Legacy Academy v. Mamilove, LLC, 328 Ga.App. 775, 779(1), 761 S.E.2d 880 (2014) (citation and punctuation omitted.) The only exception to the rule is that
if the legal issues raised and resolved in denying the motion for summary judgment were not considered at trial, then the denial of the motion is not rendered moot by the verdict and judgment. Under such circumstances, a party may appeal the denial of summary judgment as part of the party's direct appeal from the final judgment, and the denial will be reviewed and determined by this Court.
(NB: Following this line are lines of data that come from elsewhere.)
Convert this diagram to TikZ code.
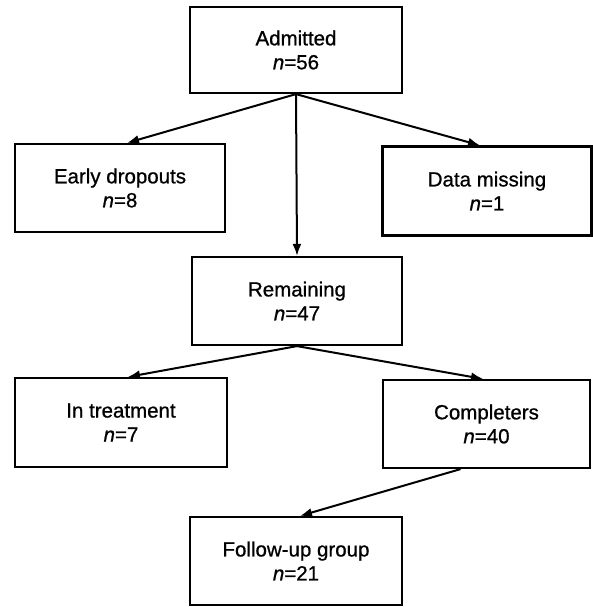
\documentclass[tikz,border=0pt]{standalone}
\usepackage{fontspec}
\setmainfont{Liberation Sans}[FakeBold=0.8]
\usetikzlibrary{arrows.meta,calc}
\begin{document}
\begin{tikzpicture}[x=1pt,y=-1pt,
  box/.style={draw, line width=2.2pt, rectangle, align=center, inner sep=0pt,
    font=\fontsize{20.5}{24}\selectfont},
  arr/.style={line width=2pt, -{Latex[length=12pt,width=9pt]}}]
\useasboundingbox (0,0) rectangle (593,607);
\node[box, minimum width=212pt, minimum height=86pt] (adm) at (296,50) {Admitted\\\textit{n}=56};
\node[box, minimum width=210pt, minimum height=88pt] (early) at (120,188) {Early dropouts\\\textit{n}=8};
\node[box, minimum width=209pt, minimum height=89pt] (miss) at (487,191) {Data missing\\\textit{n}=1};
\node[box, minimum width=210pt, minimum height=88pt] (rem) at (297,301) {Remaining\\\textit{n}=47};
\node[box, minimum width=212pt, minimum height=89pt] (treat) at (121,422.5) {In treatment\\\textit{n}=7};
\node[box, minimum width=207pt, minimum height=88pt] (comp) at (486.5,424) {Completers\\\textit{n}=40};
\node[box, minimum width=212pt, minimum height=88pt] (fol) at (296,561) {Follow-up group\\\textit{n}=21};
\draw[arr] (adm.south) -- ($(early.north)+(7,0)$);
\draw[arr] (adm.south) -- ($(miss.north)+(-7,0)$);
\draw[arr] (adm.south) -- ($(rem.north)+(0,0)$);
\draw[arr] (rem.south) -- ($(treat.north)+(7,0)$);
\draw[arr] (rem.south) -- ($(comp.north)+(-3.5,0)$);
\draw[arr] ($(comp.south)+(-26,0)$) -- ($(fol.north)+(4,0)$);
\end{tikzpicture}
\end{document}
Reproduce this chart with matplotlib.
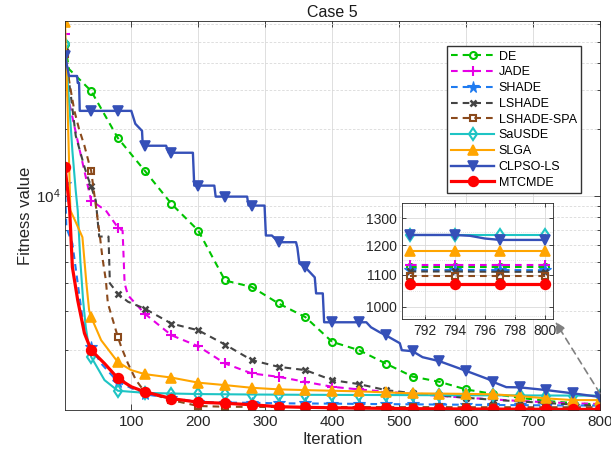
from __future__ import annotations

import matplotlib

matplotlib.use("Agg")
import matplotlib.pyplot as plt
from matplotlib.ticker import FixedLocator, NullFormatter, ScalarFormatter, LogLocator

plt.rcParams["font.family"] = ["Liberation Sans", "DejaVu Sans"]
plt.rcParams["mathtext.fontset"] = "custom"
plt.rcParams["mathtext.rm"] = "Liberation Sans"

# iterations where the markers sit in the main axes
MARK_ITERS = [1, 40, 80, 120, 160, 200, 240, 280, 320, 360, 400,
              440, 480, 520, 560, 600, 640, 680, 720, 760, 800]
TAIL = [160, 200, 240, 280, 320, 360, 400, 440, 480, 520, 560, 600, 640, 680, 720, 760, 800]

NAMES = ["DE", "JADE", "SHADE", "LSHADE", "LSHADE-SPA", "SaUSDE", "SLGA", "CLPSO-LS", "MTCMDE"]

DE_X = [1, 7, 40, 80, 120] + TAIL
DE_Y = [48600, 37500, 29850, 18240, 12980, 9170, 6940, 4120, 3850, 3240, 2810, 2170, 1990,
        1730, 1510, 1430, 1320, 1260, 1210, 1170, 1145, 1127]

JADE_X = [1, 5, 22, 40, 62, 80, 87, 90, 95, 120] + TAIL
JADE_Y = [53900, 28400, 16550, 9490, 8560, 7160, 6940, 4000, 3530, 2915, 2325, 2073, 1731,
          1560, 1506, 1429, 1357, 1320, 1290, 1260, 1235, 1210, 1190, 1170, 1155, 1142, 1133]

SHADE_X = [1, 3, 12, 22, 27, 34, 40, 55, 80, 120] + TAIL
SHADE_Y = [11330, 7160, 6065, 3600, 2805, 2207, 2058, 1731, 1429, 1255, 1205, 1160, 1150,
           1148, 1142, 1140, 1138, 1135, 1132, 1130, 1127, 1125, 1122, 1120, 1118, 1116, 1115]

LSHADE_X = [1, 10, 17, 30, 35, 40, 47, 52, 66, 68, 80, 95, 120] + TAIL
LSHADE_Y = [45500, 28000, 18700, 13500, 12100, 11000, 9490, 6520, 6520, 4000, 3590, 3300,
            3071, 2626, 2449, 2110, 1792, 1672, 1615, 1455, 1396, 1311, 1270, 1240, 1210,
            1185, 1165, 1145, 1128, 1110]

SPA_X = [1, 8, 15, 22, 30, 37, 40, 48, 53, 57, 62, 65, 80, 85, 95, 107, 120] + TAIL
SPA_Y = [44000, 32000, 24240, 20030, 16840, 13950, 12980, 8550, 6590, 5190, 4130, 3250,
         2280, 2058, 1731, 1455, 1288, 1181, 1110, 1102, 1100, 1099, 1099, 1098, 1098,
         1097, 1097, 1097, 1096, 1096, 1096, 1096, 1096, 1096]

SAUSDE_X = [1, 8, 12, 17, 20, 24, 28, 32, 35, 40, 60, 80, 120] + TAIL
SAUSDE_Y = [48600, 24240, 15980, 10535, 8556, 5000, 3350, 2535, 2207, 1855, 1455, 1302, 1274,
            1265, 1258, 1255, 1252, 1250, 1248, 1247, 1246, 1245, 1244, 1243, 1242, 1241,
            1240, 1239, 1238, 1238]

SLGA_X = [1, 5, 9, 16, 27, 33, 37, 40, 55, 80, 100, 120] + TAIL
SLGA_Y = [61300, 24240, 8556, 7709, 6476, 3985, 3017, 2813, 2207, 1755, 1615, 1549, 1494,
          1417, 1381, 1343, 1321, 1311, 1302, 1294, 1280, 1267, 1264, 1260, 1255, 1232,
          1202, 1181, 1181]

CLPSO_X = [1, 7, 19, 20, 22, 23, 40, 80, 100, 106, 116, 117, 120, 152, 156, 160, 192, 194,
           200, 224, 226, 240, 273, 275, 280, 299, 301, 310, 320, 346, 348, 351, 360, 374,
           376, 386, 388, 400, 440, 451, 458, 471, 480, 501, 504, 520, 535, 560, 600, 633,
           640, 660, 680, 720, 760, 800]
CLPSO_Y = [43000, 34900, 34900, 32450, 32450, 24240, 24240, 24240, 24240, 21180, 19680,
           17190, 16840, 16840, 15650, 15650, 15650, 11100, 11100, 11100, 9896, 9896, 9896,
           9011, 9011, 9011, 6592, 6592, 6146, 6146, 5816, 4923, 4722, 4256, 3601, 3601,
           2663, 2663, 2663, 2663, 2527, 2399, 2325, 2140, 1989, 1968, 1849, 1774, 1603,
           1470, 1429, 1352, 1349, 1311, 1267, 1220]

MTC_X = [1, 5, 8, 12, 20, 30, 40, 60, 80, 100, 120] + TAIL
MTC_Y = [13530, 10535, 8556, 4737, 3349, 2375, 1990, 1731, 1482, 1357, 1288, 1200, 1155,
         1142, 1125, 1102, 1095, 1090, 1086, 1083, 1080, 1078, 1076, 1075, 1074, 1073,
         1072, 1071]

# zoomed window, last iterations
ZOOM_X = [791, 794, 797, 800]
ZOOM_CLPSO_X = [791, 794, 795, 796, 797, 800]
ZOOM_DE = [1127, 1127, 1127, 1127]
ZOOM_JADE = [1133, 1133, 1133, 1133]
ZOOM_SHADE = [1116, 1116, 1116, 1115]
ZOOM_LSHADE = [1111, 1111, 1110, 1110]
ZOOM_SPA = [1096, 1096, 1096, 1096]
ZOOM_SAUSDE = [1238, 1238, 1238, 1238]
ZOOM_SLGA = [1181, 1181, 1181, 1181]
ZOOM_CLPSO = [1238, 1238, 1235, 1225, 1220, 1220]
ZOOM_MTC = [1071, 1071, 1071, 1071]

DASH = (0, (3.2, 2.4))
STYLES = {
    "DE": dict(color="#00C400", ls=DASH, marker="o", mfc="none", lw=1.5, ms=5, mew=1.5),
    "JADE": dict(color="#E600E6", ls=DASH, marker="+", lw=1.5, ms=7, mew=1.5),
    "SHADE": dict(color="#1F7BF0", ls=DASH, marker="*", lw=1.5, ms=8.5, mew=0.8),
    "LSHADE": dict(color="#444444", ls=DASH, marker="x", lw=1.5, ms=5, mew=1.8),
    "LSHADE-SPA": dict(color="#8B4A1C", ls=DASH, marker="s", mfc="none", lw=1.5, ms=5, mew=1.5),
    "SaUSDE": dict(color="#1EC4C4", ls="-", marker="d", mfc="none", lw=1.5, ms=6, mew=1.5),
    "SLGA": dict(color="#FFA500", ls="-", marker="^", lw=1.5, ms=7, mew=1.2),
    "CLPSO-LS": dict(color="#3550B8", ls="-", marker="v", lw=1.7, ms=7, mew=1.2),
    "MTCMDE": dict(color="#FF0000", ls="-", marker="o", lw=2.3, ms=7, mew=1.2),
}


def mark_index(xs: list[int], marks: list[int]) -> list[int]:
    return [xs.index(m) for m in marks if m in xs]


def main() -> None:
    fig = plt.figure(figsize=(6.11, 4.63), dpi=100)
    ax = fig.add_axes([0.1064, 0.1145, 0.8756, 0.8402])

    series = [
        ("DE", DE_X, DE_Y),
        ("JADE", JADE_X, JADE_Y),
        ("SHADE", SHADE_X, SHADE_Y),
        ("LSHADE", LSHADE_X, LSHADE_Y),
        ("LSHADE-SPA", SPA_X, SPA_Y),
        ("SaUSDE", SAUSDE_X, SAUSDE_Y),
        ("SLGA", SLGA_X, SLGA_Y),
        ("CLPSO-LS", CLPSO_X, CLPSO_Y),
        ("MTCMDE", MTC_X, MTC_Y),
    ]
    for name, xs, ys in series:
        ax.plot(xs, ys, label=name, markevery=mark_index(xs, MARK_ITERS), **STYLES[name])

    ax.set_yscale("log")
    ax.set_xlim(1, 800)
    ax.set_ylim(1065, 62000)
    ax.set_xticks(range(100, 801, 100))
    ax.yaxis.set_major_locator(FixedLocator([1e4]))
    ax.yaxis.set_minor_locator(LogLocator(base=10, subs=range(2, 10)))
    ax.yaxis.set_minor_formatter(NullFormatter())
    ax.tick_params(which="both", direction="in", top=True, right=True,
                   labelsize=11, colors="0.15", width=0.6)
    ax.tick_params(which="major", length=4.5)
    ax.tick_params(which="minor", length=2.5)
    ax.grid(True, which="major", color="0.85", lw=0.6)
    ax.grid(True, which="minor", axis="y", color="0.85", lw=0.6, ls=(0, (3, 2)))
    for sp in ax.spines.values():
        sp.set_color("0.15")
        sp.set_linewidth(0.6)
    ax.set_xlabel("Iteration", fontsize=12, color="0.15", labelpad=2)
    ax.set_ylabel("Fitness value", fontsize=12, color="0.15", labelpad=2)
    ax.set_title("Case 5", fontsize=11.5, color="0.1", pad=3)

    ax.legend(loc="upper left", bbox_to_anchor=(0.714, 0.935), borderaxespad=0,
              fontsize=9, handlelength=3.4, handletextpad=0.4, labelspacing=0.3,
              fancybox=False, edgecolor="0.2", framealpha=1, borderpad=0.35)

    # inset
    ins = fig.add_axes([0.658, 0.311, 0.247, 0.2505])
    zoom = [
        ("DE", ZOOM_X, ZOOM_DE),
        ("JADE", ZOOM_X, ZOOM_JADE),
        ("SHADE", ZOOM_X, ZOOM_SHADE),
        ("LSHADE", ZOOM_X, ZOOM_LSHADE),
        ("LSHADE-SPA", ZOOM_X, ZOOM_SPA),
        ("SaUSDE", ZOOM_X, ZOOM_SAUSDE),
        ("SLGA", ZOOM_X, ZOOM_SLGA),
        ("CLPSO-LS", ZOOM_CLPSO_X, ZOOM_CLPSO),
        ("MTCMDE", ZOOM_X, ZOOM_MTC),
    ]
    for name, xs, ys in zoom:
        ins.plot(xs, ys, markevery=mark_index(xs, ZOOM_X), **STYLES[name])
    ins.set_yscale("log")
    ins.set_xlim(790.5, 800.5)
    ins.set_ylim(965, 1361)
    ins.set_xticks([792, 794, 796, 798, 800])
    ins.yaxis.set_major_locator(FixedLocator([1000, 1100, 1200, 1300]))
    ins.yaxis.set_major_formatter(ScalarFormatter())
    ins.yaxis.set_minor_locator(FixedLocator([975, 1050, 1150, 1250, 1350]))
    ins.yaxis.set_minor_formatter(NullFormatter())
    ins.tick_params(which="both", direction="in", top=True, right=True,
                    labelsize=10, colors="0.15", width=0.6)
    ins.tick_params(which="major", length=3)
    ins.tick_params(which="minor", length=0)
    ins.grid(True, which="major", color="0.85", lw=0.6)
    ins.grid(True, which="minor", axis="y", color="0.85", lw=0.6, ls=(0, (1, 1.5)))
    for sp in ins.spines.values():
        sp.set_color("0.15")
        sp.set_linewidth(0.6)
    ins.set_facecolor("white")

    ax.annotate("", xy=(0.909, 0.305), xytext=(0.982, 0.150), xycoords="figure fraction",
                arrowprops=dict(arrowstyle="-|>", linestyle=(0, (4, 3)), color="0.5",
                                lw=1.2, mutation_scale=16, shrinkA=0, shrinkB=0))

    fig.savefig("out.png", dpi=100)
    plt.close(fig)


if __name__ == "__main__":
    main()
Here, the issue of KAP's damages, including whether they should be limited, was raised and considered at trial. The trial court denied the appellants' motion in limine to exclude testimony or evidence of KAP's “total costs” of performing the contract thereby allowing the issue to be presented to the jury (see Division 3); Kicklighter testified at trial regarding the “changes to the project over the base bid”; appellants cross-examined Kicklighter on the method of calculating damages and about how the same issue was raised on summary judgment; KAP introduced invoices for the extra work performed; and even appellants' own expert testified about the reasonableness of each and every expenditure by KAP whether contemplated by the Base Bid or contained in a request for additional work. Accordingly, because the legal issue raised and resolved in denying the motion for summary judgment was considered at trial, this enumeration of error is moot.
3. Finally, the appellants contend the trial court erred by denying their motion in limine to exclude testimony or evidence of KAP's “total costs” of performing the contract. We review the trial court's decisions on the admissibility of evidence, including a denial of a motion in limine, for an abuse of discretion. Forsyth County v. Martin, 279 Ga. 215, 221(3), 610 S.E.2d 512 (2005) ; Toler v. Ga. Dept. of Transp., 328 Ga.App. 144, 145, 761 S.E.2d 550 (2014). And motions in limine should only be granted with great care and when there is no circumstance under which the evidence at issue could be admissible at trial:
By its very nature, the grant of a motion in limine excluding evidence suggests that there is no circumstance under which
the evidence under scrutiny is likely to be admissible at trial. In light of that absolute,
the grant of a motion in limine excluding evidence is a judicial power which must be exercised with great care.
In their motion in limine, the appellants asserted that the $1,092,943 Base Bid represented the “contract price for the agreed scope of the work on the project”; that KAP admitted in a deposition that the total amount it spent on the changes/extras amounted to $379,536.53; that in addition to this amount, “[KAP] also intends to introduce evidence or testimony regarding the total costs of this project”; and that “this amount is separate and exceeds the total of the contract price plus the costs of the changes/extras.” KAP argued that this “total cost” evidence was irrelevant and would confuse the jury. The trial court denied the motion without elaboration. On appeal, the appellants argue that this Court should adopt federal jurisprudence that holds that the “total cost method” should be used only “when actual costs for the change are unavailable and there is no acceptable estimate of the costs involved in the change.” United States v. R.M. Wells Co., 497 F.Supp. 541, 545 (S.D.Ga.1980).
What the appellants miss, however, is that KAP presented evidence that the parties agreed that KAP would be compensated on a time and materials basis, which was explained to the jury to mean that KAP would receive payment for any labor and any material used in performing the work. Thus KAP was authorized to introduce all evidence of labor and material costs incurred on the project. Accordingly, the trial court did not abuse its discretion by denying the appellants' motion in limine.
BARNES, P.J., and BOGGS, J., concur.